The first thing I did when we started rehearsals was explore the town, restaurants and houses. You can see all of Anaconda in an hour; it’s a really small town. It was hard to do anything other than go to set and shoot during the weekdays. But when I had time off on the weekends, I would explore other nearby parts of Montana; I totally fell in love with Montana. I went horseback riding, clay shooting and hiking on the weekends. I went glamping twice, one time north of Montana in Greenough near the river, and the other time in Philipsburg; both were stunning and totally different.
When you look back on filming now, do you have one moment that encapsulates your Mickey and the Bear experience?
There wasn't one specific moment. We shared a small, out-of-order trailer with a big film crew and got to share every experience. You become sort of like "family" when you are working that hard and intimately with people. My memories of the film are an accumulation of laughs, tears, stress, discoveries, good moments and frustrating moments.
Your performance is being likened to Jennifer Lawrence, that this is your Winter's Bone moment. What do you make of that? Is that someone whose career path you'd like to emulate?
She is someone whose talent and career choices I really admire. It is, of course, very flattering to hear this comparison; now it is important for me to follow this up, continue working on my skill set as an actor, and choose meaningful stories to tell.
You had your premiere at SXSW. Then you got the full Cannes experience: You screened Mickey and the Bear there and got an incredible reception. You walked the iconic Cannes stairs. I know that you'd been in the past, but what was the experience like for you this time?
Having my film premiere in Cannes has always been the ultimate dream for me. It is a combination of the elegance of the festival, the setting and the quality of films that premiere there. Going there with this film always felt so out of reach, but that just goes to show that there are no limits or rules when it comes to this industry. A tiny film that you make for almost no money, in five weeks and in a small town most people never heard of, can make it across the world, to a foreign country, and do its job.
You've spoken about the difficulties of making the transition from model to actor. With Never Goin' Back and now Mickey and the Bear and having received such wonderful reviews for both, do you feel like you've completed that transition, that you've shed whatever baggage may have come with that?
I personally felt like I made that transition a while ago, but it definitely took and is still taking some time for others to see me solely as "actor." This is what I have dedicated my time to every day for over three years now.
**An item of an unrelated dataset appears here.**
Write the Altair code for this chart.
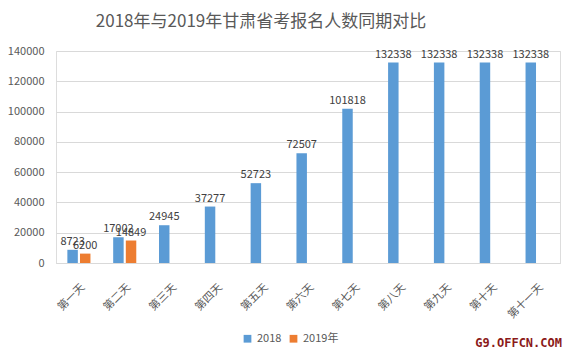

It is my priority and I'm very invested in doing the best job I possibly can do. I think with more work and time, eventually that will become clearer.
This really does feel like you're having a moment. What's next for Camila Morrone?
In a dream world, it is to be able to continue picking and choosing projects that stand out to me and challenge me. Working with directors I look up to and alongside talented actors that push me to be better. If I can have a career based on playing roles that are a challenge and tell an important story, and for no alternative reason, then I have succeeded.